The origins of marking written work in red ink – Cicero and Atticus

While reading Tiziano Dorandi’s fascinating work, Le stylet et la tablette, on how ancient authors composed their works, I find on p.113 a little snippet.

Cicero sent his works to Atticus for correction and publication.  It seems that Atticus would ‘mark’ the work in red ink, just like a modern school-teacher.

We learn from Cicero’s letter to Atticus (book 16, 11, 1) that the former pretended to have just the same feelings, as a modern pupil would:

Nostrum opus tibi probari laetur … cerulas enim tuas miniatulas illas extimescebam!

I am glad that my work pleases you … for I was afraid of your little red crayon!

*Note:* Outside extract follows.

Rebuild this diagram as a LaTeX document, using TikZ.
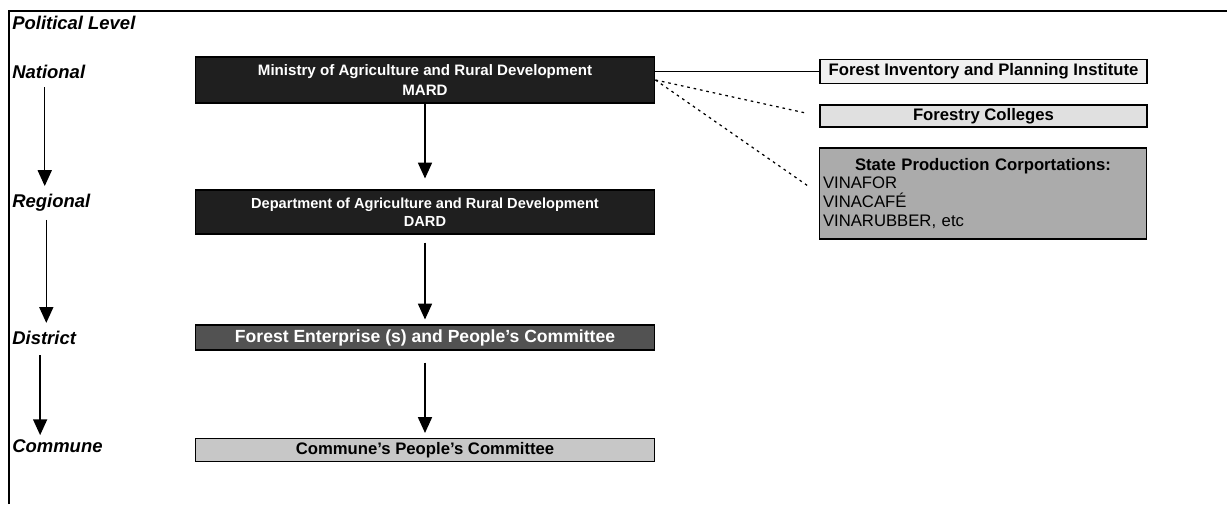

How little some things change down the centuries.  Red and black have been the standard colours for inks for centuries, probably because they were easiest to prepare.  I wonder whether Roman schoolboys did homework?  There are certainly schoolboy exercises among the papyri from Egypt.

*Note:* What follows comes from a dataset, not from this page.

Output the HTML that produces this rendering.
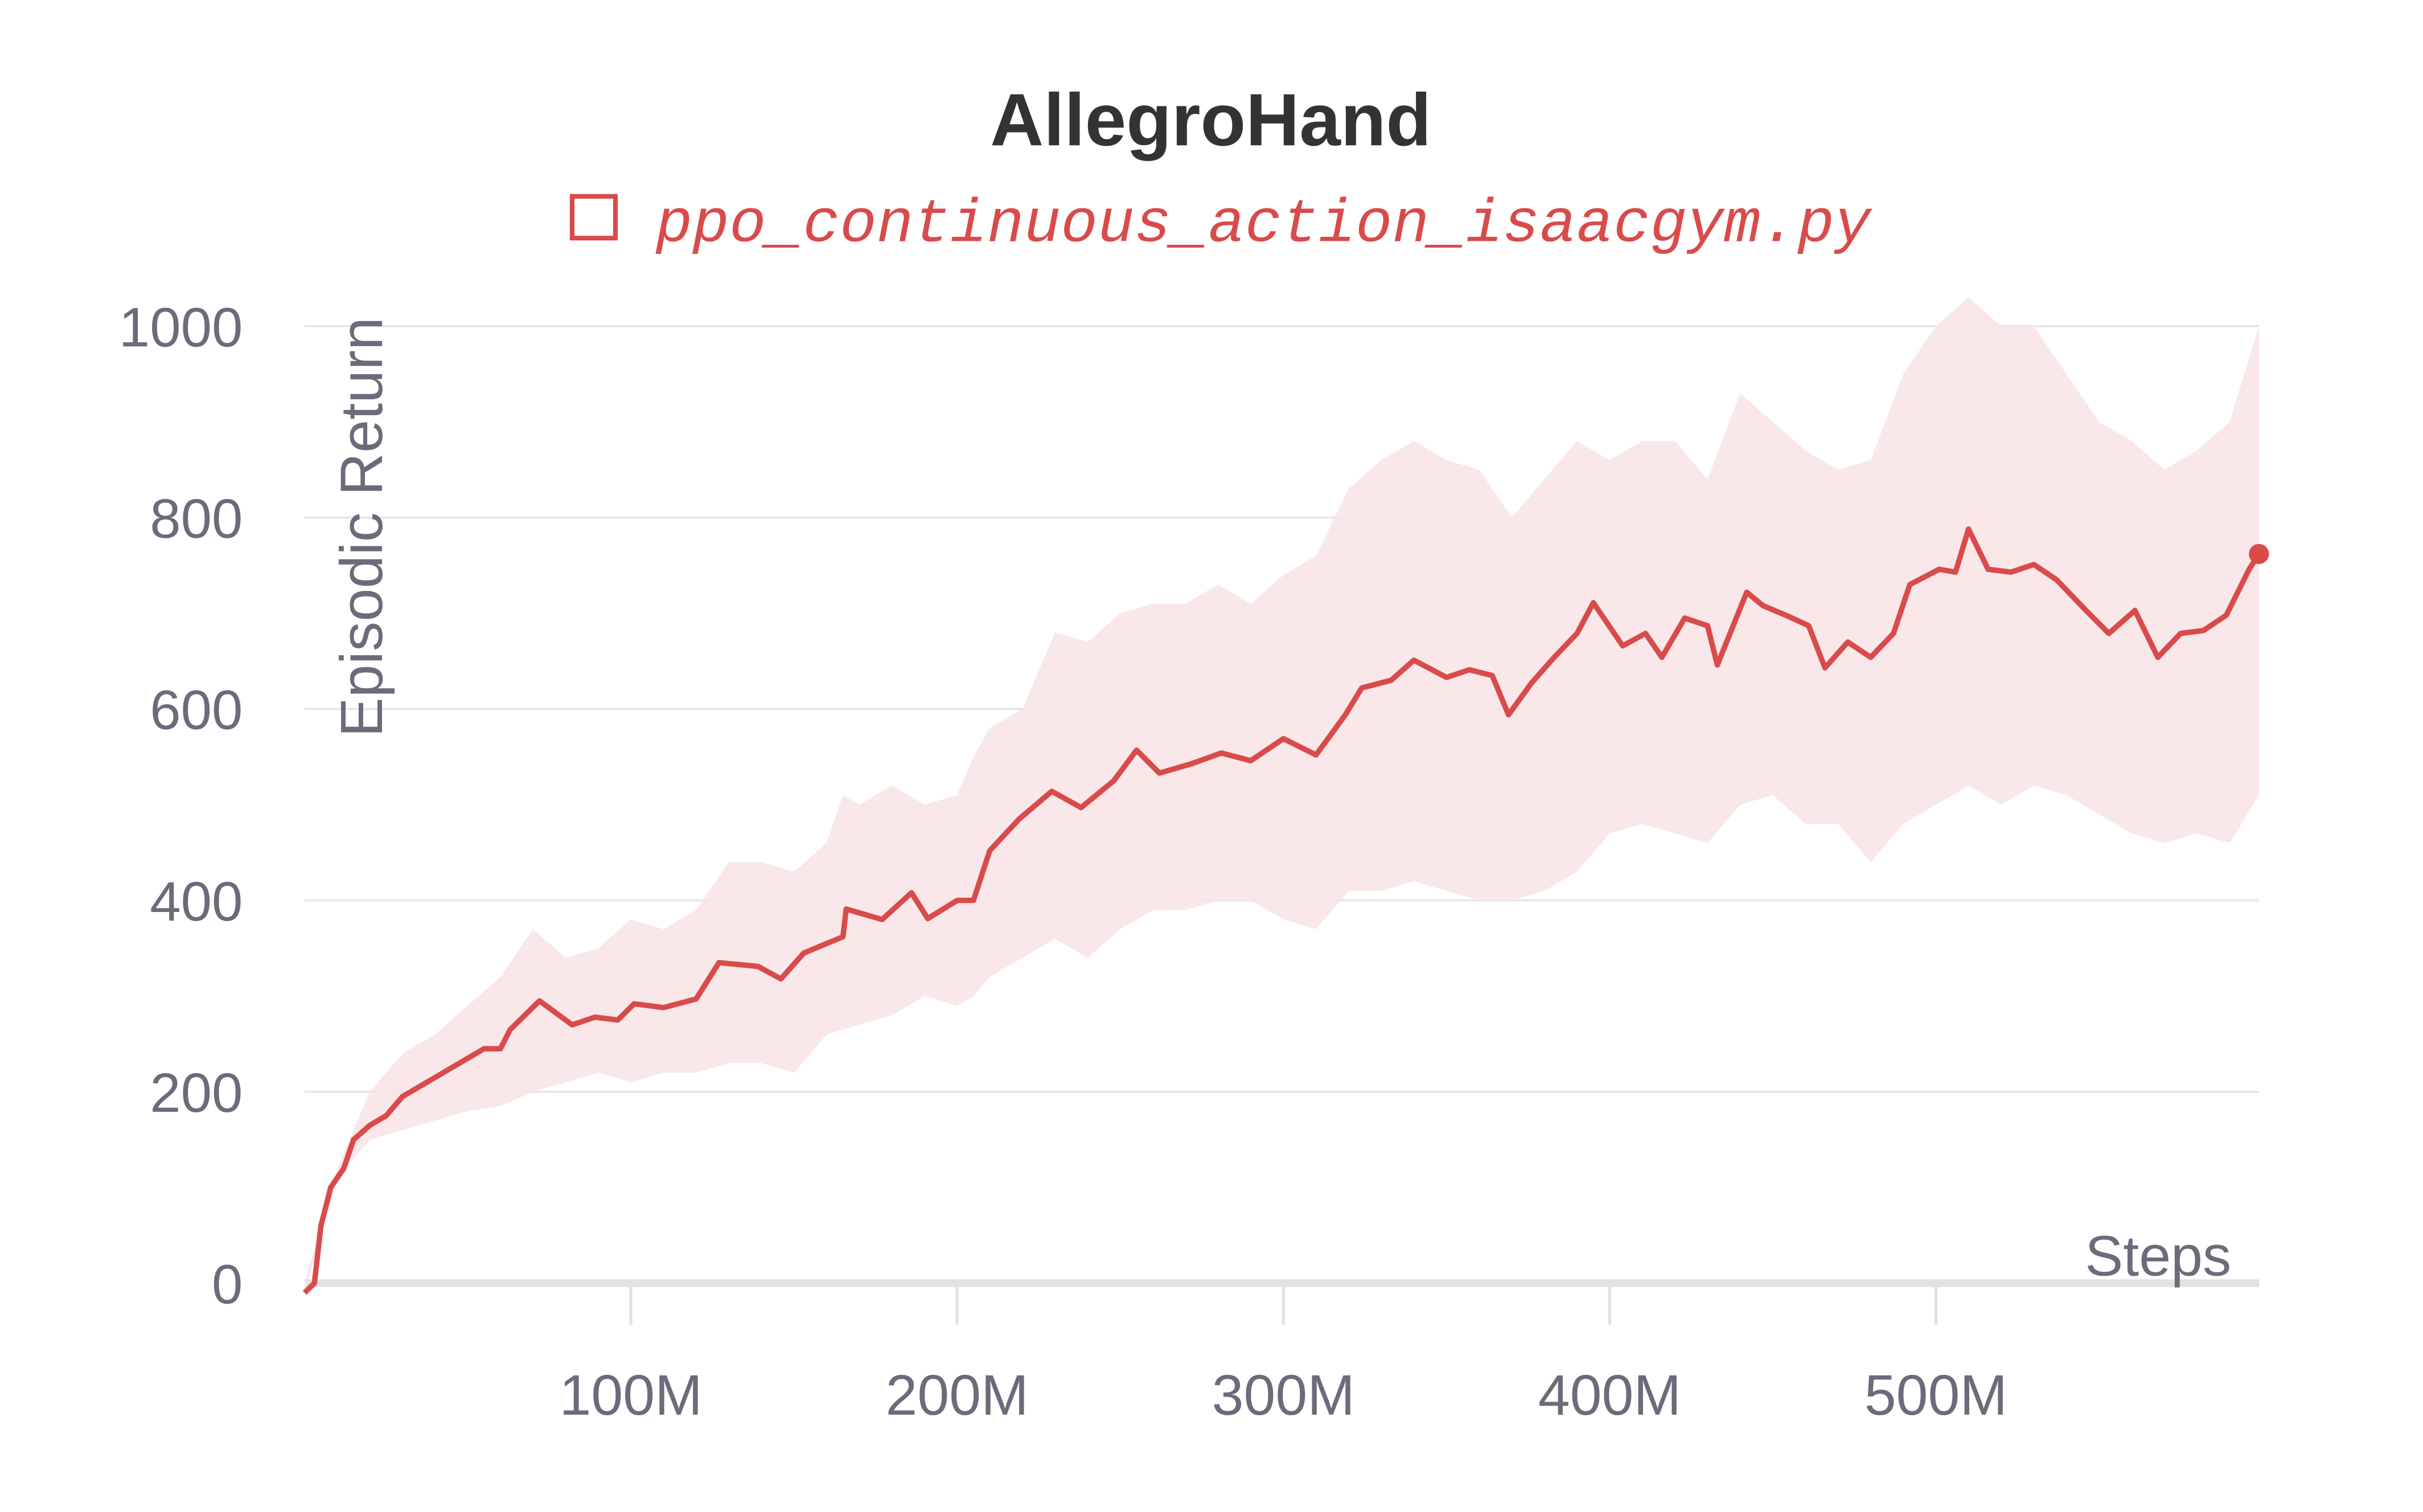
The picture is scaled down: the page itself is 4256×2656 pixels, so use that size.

8 Responses to “The origins of marking written work in red ink – Cicero and Atticus”


  1. Larry Martin

    I think the Latin text, ironically enough as you are discussing the corrective red pen, should read “probari laetor.”

  2. Roger Pearse

    Correct – fixed!

  3. Juan Acevedo

    In a curious pre-Hispanic Mexican parallelism, here is a description of the Aztec sages, the Tlamatinime: “His are the black and red ink, his are the illuminated manuscripts, he studies the illuminated manuscripts.
    He himself is writing and wisdom…”

  4. Roger Pearse

    Interesting: what is the source for this?

  5. Juan Acevedo

    Miguel León-Portilla, quite an authority on Nahuatl studies, translates from some Aztec codex regarding the Tlamatinime: “los señores de la tinta roja y negra”… I think his book on this topic is called in English “Aztec Thought and Culture” (La sabiduría náhuatl).

  6. Roger Pearse

    You don’t have a page number, by any chance?

  7. Juan Acevedo

    With thanks to Google Books: Aztec Thought and Culture: A Study of the Ancient Nahuatl Mind, p. 21, also 22 and 102.

  8. Roger Pearse

    Thank you very much! (It is always sound practice to tie down the reference for an interesting quote when you find it; finding the reference later can be impossible).